Another reason to check out Remarkable Books is that some of these original texts are not available for viewing outside of museums and library collections such as James Audubon’s Birds of America.
If you have forgotten the awe that certain book inspire, then Remarkable Books will revive you.
Happy Reading, Susan C.
You may also like this book:
Meetings with Remarikable Manuscripts: Twelve Journeys into the Medieval World by Christopher De Hamel – This is a book about why medieval manuscripts matter. The idea for the book, which is entirely new, is to invite the reader into intimate conversations with twelve of the most famous manuscripts in existence and to explore with the author what they tell us about nearly a thousand years of medieval history — and sometimes about the modern world too. Part travel book, part detective story, part conversation with the reader, Meetings with remarkable manuscripts conveys the fascination and excitement of encountering some of the greatest works of art in our culture which, in the originals, are to most people completely inaccessible”
Don’t just read about great books, check them out!
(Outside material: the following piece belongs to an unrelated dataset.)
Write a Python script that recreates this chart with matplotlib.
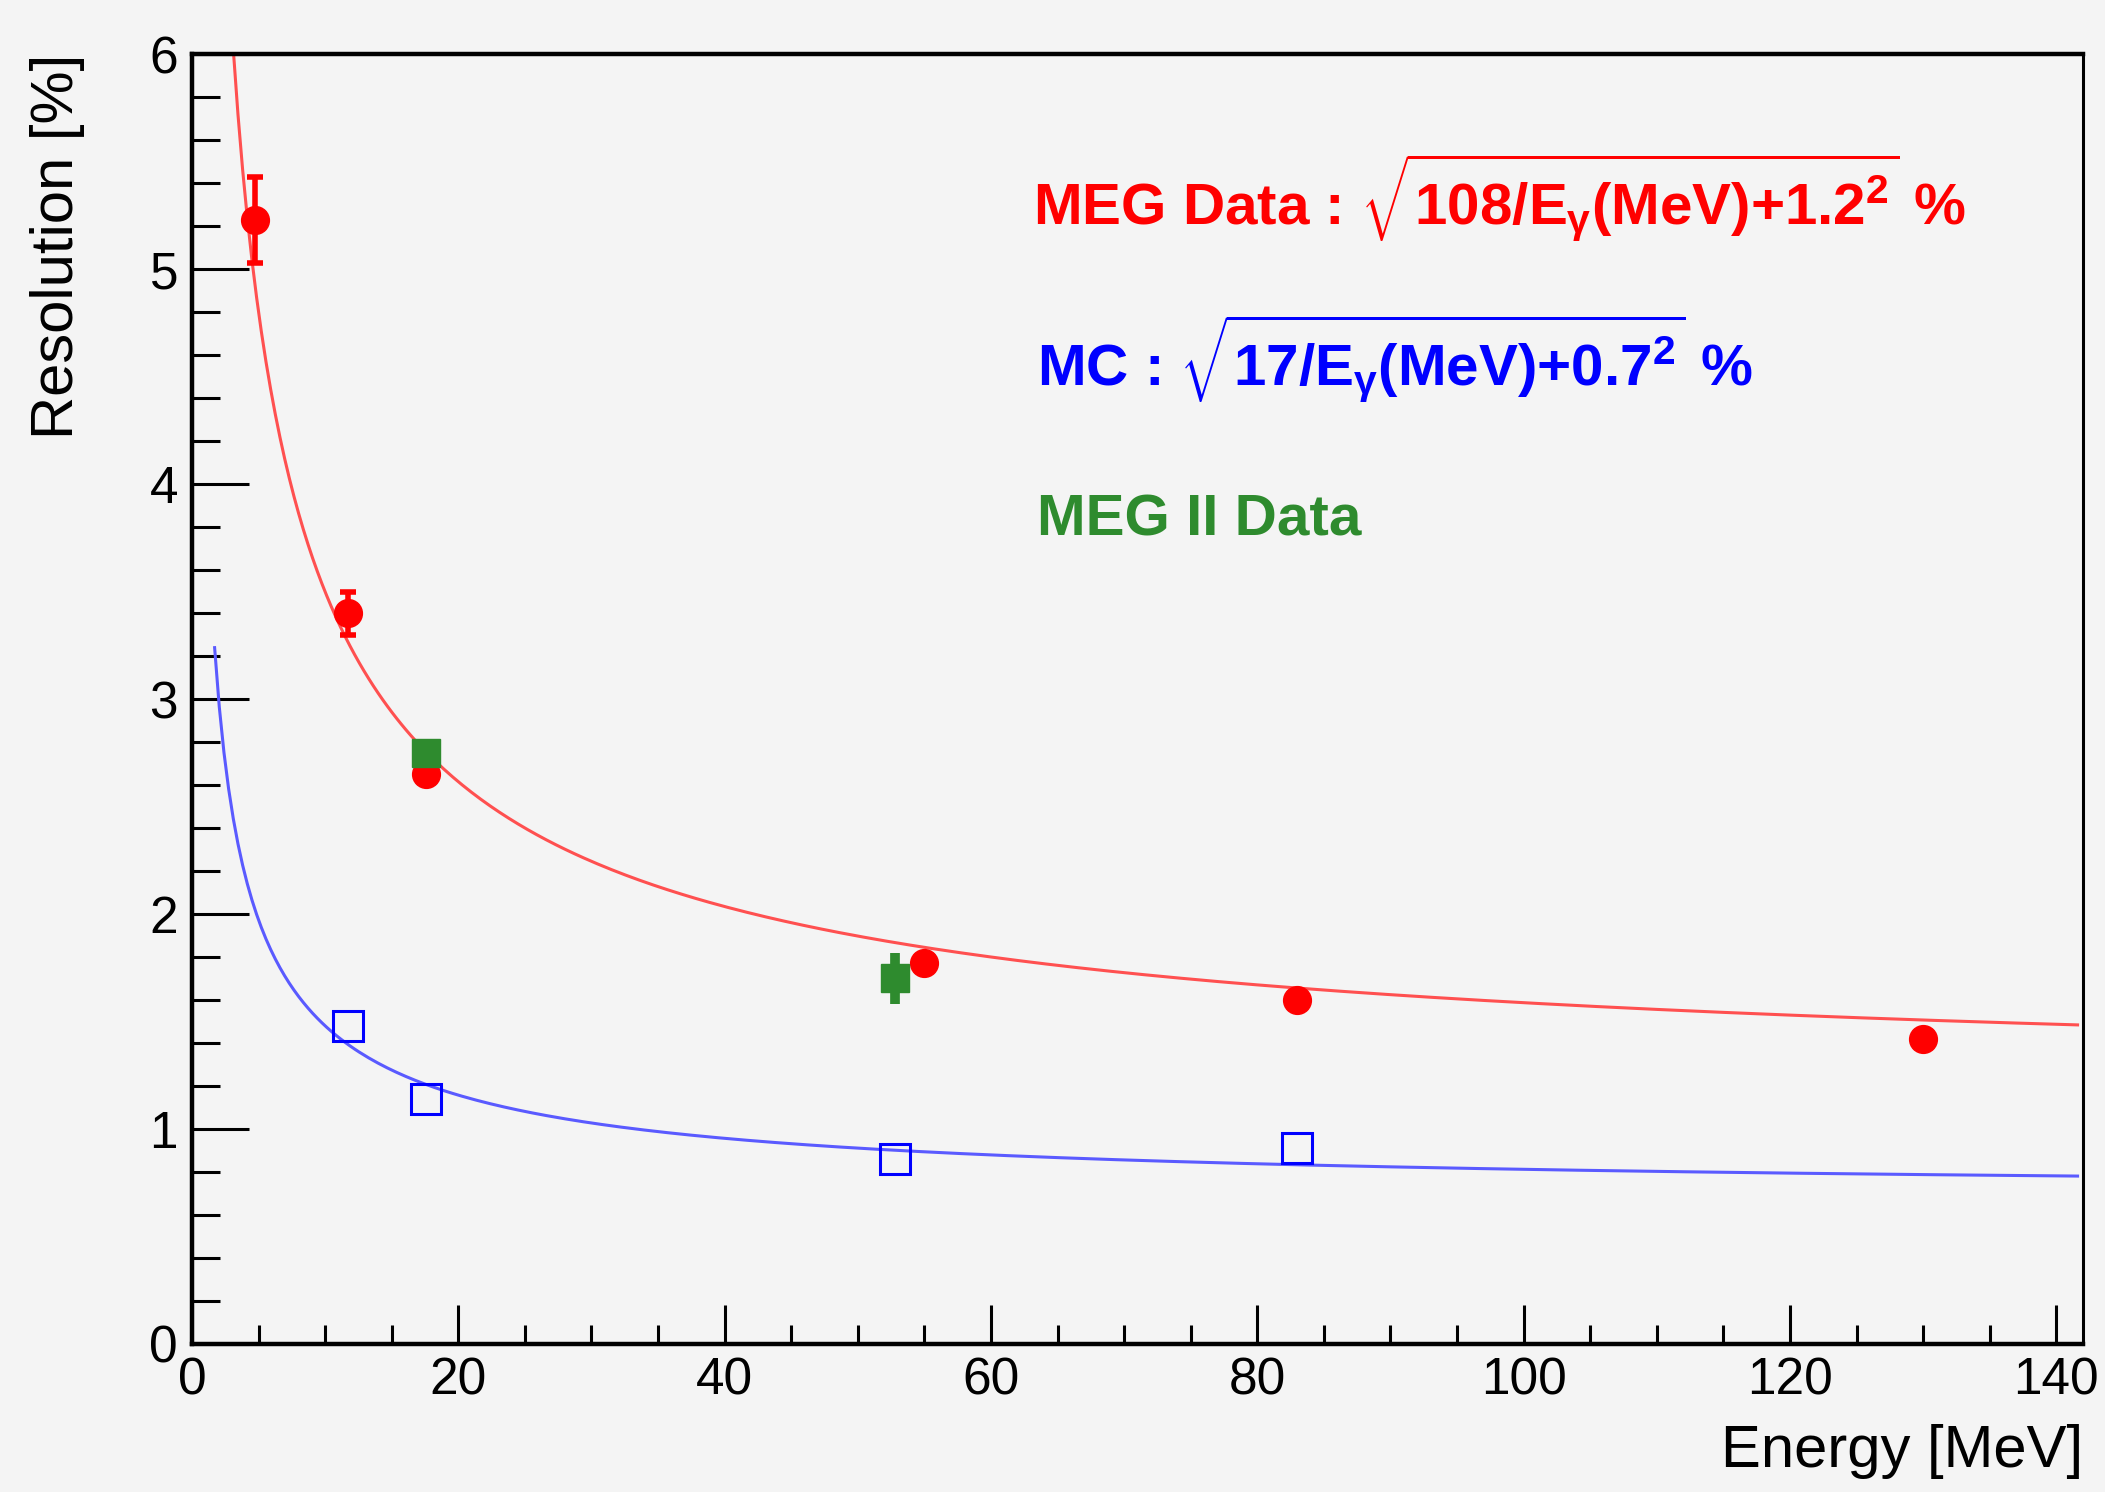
import numpy as np
import matplotlib
matplotlib.use("Agg")
import matplotlib.pyplot as plt
from matplotlib.ticker import MultipleLocator

plt.rcParams['font.family'] = ['Liberation Sans', 'DejaVu Sans']
plt.rcParams['mathtext.fontset'] = 'custom'
plt.rcParams['mathtext.rm'] = 'Liberation Sans:bold'
plt.rcParams['mathtext.it'] = 'Liberation Sans:bold'
plt.rcParams['mathtext.bf'] = 'Liberation Sans:bold'
plt.rcParams['mathtext.sf'] = 'Liberation Sans:bold'

# MEG data (red circles)
meg_e = [4.7, 11.7, 17.6, 55.0, 83.0, 130.0]
meg_res = [5.23, 3.40, 2.65, 1.77, 1.60, 1.42]
meg_err = [0.20, 0.10, 0.0, 0.0, 0.0, 0.0]

# MC (blue open squares)
mc_e = [11.7, 17.6, 52.8, 83.0]
mc_res = [1.48, 1.14, 0.86, 0.91]

# MEG II data (green squares)
megii_e = [17.6, 52.8]
megii_res = [2.75, 1.70]
megii_err = [0.0, 0.12]

# fit parameters shown in the labels: sqrt(a/E + b^2)
meg_fit = (108.0, 1.2)
mc_fit = (17.0, 0.7)

bg = '#f4f4f4'
fig = plt.figure(figsize=(21.05, 14.92), dpi=100, facecolor=bg)
ax = fig.add_axes([0.0912, 0.0992, 0.8983, 0.8646])
ax.set_facecolor(bg)

e = np.linspace(1.7, 141.6, 400)
ax.plot(e, np.sqrt(meg_fit[0] / e + meg_fit[1] ** 2), color='#ff5050', lw=2.2, zorder=2)
ax.plot(e, np.sqrt(mc_fit[0] / e + mc_fit[1] ** 2), color='#5a5aff', lw=2.2, zorder=2)

ax.errorbar(meg_e, meg_res, yerr=meg_err, fmt='o', color='red', ms=20,
            elinewidth=4, capsize=6, capthick=4, zorder=3)
ax.plot(mc_e, mc_res, 's', mfc='none', mec='blue', ms=21, mew=2.2, zorder=3)
ax.errorbar(megii_e, megii_res, yerr=megii_err, fmt='s', color='#2e8b2e', ms=20,
            elinewidth=7, capsize=0, zorder=4)

ax.set_xlim(0, 142)
ax.set_ylim(0, 6)
ax.xaxis.set_major_locator(MultipleLocator(20))
ax.xaxis.set_minor_locator(MultipleLocator(5))
ax.yaxis.set_major_locator(MultipleLocator(1))
ax.yaxis.set_minor_locator(MultipleLocator(0.2))
ax.tick_params(axis='both', which='both', direction='in', top=False, right=False,
               width=2.2, labelsize=37, color='black')
ax.tick_params(axis='x', which='major', length=28, pad=9)
ax.tick_params(axis='x', which='minor', length=14)
ax.tick_params(axis='y', which='major', length=41, pad=10)
ax.tick_params(axis='y', which='minor', length=20)
for s in ['left', 'bottom', 'top']:
    ax.spines[s].set_linewidth(3.2)
ax.spines['right'].set_linewidth(2.2)

ax.text(1.0, -0.095, 'Energy [MeV]', transform=ax.transAxes, ha='right',
        va='baseline', fontsize=43)
ax.text(-0.071, 1.0, 'Resolution [%]', transform=ax.transAxes, rotation=90,
        ha='center', va='top', fontsize=43)

ax.text(0.445, 0.868, r'MEG Data : $\sqrt{108/E_{\gamma}(MeV){+}1.2^{2}}$ %',
        transform=ax.transAxes, color='red', fontsize=42, fontweight='bold',
        va='baseline')
ax.text(0.447, 0.743, r'MC : $\sqrt{17/E_{\gamma}(MeV){+}0.7^{2}}$ %',
        transform=ax.transAxes, color='blue', fontsize=42, fontweight='bold',
        va='baseline')
ax.text(0.447, 0.627, 'MEG II Data', transform=ax.transAxes, color='#2e8b2e',
        fontsize=42, fontweight='bold', va='baseline')

fig.savefig('out.png', dpi=100, facecolor=bg)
Common Sense – by Thomas Paine In January 1776, Thomas Paine published a pamphlet called Common Sense, which electrified the American colonies. Paine demanded freedom from Britain when even fervent patriots were revolting only against excessive taxation. His daring prose spurred passage of the Declaration of Independence. The Crisis, written when Paine was a soldier during the Continental Army’s bleakest days, begins with the world-famous line “These are the times that try men’s souls.” His call for perseverance and fortitude prevented Washington’s army from disintegrating. Later, Paine’s impassioned defense of the French Revolution, Rights of Man, caused an immediate sensation, but got him into deep trouble with the French ruling classes. Together in one volume, Common Sense, Rights of Man, and major selections from The Crisis, The Age of Reason, and Agrarian Justice represent the key works of one of the world’s most eloquent proponents of democracy — the man who has been justly hailed as the “English Voltaire.”
Silent Spring by Rachel Carson – First Published in 1962, Silent Spring alerted a large audience to the environmental and human dangers of indiscriminate use of pesticides, spurring revolutionary changes in the laws affecting our air, land, and water. “Silent Spring became a runaway bestseller, with international reverberations … Even if she had not inspired a generation of activists, Carson would prevail as one of the greatest nature writers in American letters” (Peter Matthiessen, for Time’s “100 Most Influential People of the Century”). This fortieth anniversary edition celebrates Rachel Carson’s watershed book with new essays by the author and scientist Edward O. Wilson and the acclaimed biographer Linda Lear, who tells the story of Carson’s courageous defense of her truths in the face of ruthless assault from the chemical industry in 1963, the year following the publication of Silent Spring and before her untimely death. First published by Houghton Mifflin in 1962, Silent Spring alerted a large audience to the environmental and human dangers of indiscriminate use of pesticides, spurring revolutionary changes in the laws affecting our air, land, and water. “Silent Spring became a runaway bestseller, with international reverberations . . . [It is] well crafted, fearless and succinct . . . Even if she had not inspired a generation of activists, Carson would prevail as one of the greatest nature writers in American letters” (Peter Matthiessen, for Time’s 100 Most Influential People of the Century). This fortieth anniversary edition celebrates Rachel Carson’s watershed book with a new introduction by the author and activist Terry Tempest Williams and a new afterword by the acclaimed Rachel Carson biographer Linda Lear, who tells the story of Carson’s courageous defense of her truths in the face of ruthless assault from the chemical industry in the year following the publication of Silent Spring and before her untimely death in 1964.
The Book of Kells: An Illustrated Introduction to the Manuscript in Trinity College, Dublin : with 117 illustration, 110 by Bernard Meehan – The Book of Kells is a masterpiece of medieval art―a brilliantly decorated version of the four Gospels with full-page depictions of Christ, the Virgin and the Evangelists as well as a wealth of smaller decorative painting. The strange imagination displayed in the pages, the impeccable technique and the very fine state of preservation make The Book of Kells an object of endless fascination.
This edition reproduces the most important of the fully decorated pages plus a series of enlargements showing the almost unbelievable minuteness of the detail; spiral and interlaced patterns, human and animal ornament―a combination of high seriousness and humor. The text is by Bernard Meehan, the Keeper of Manuscripts at Trinity College, Dublin.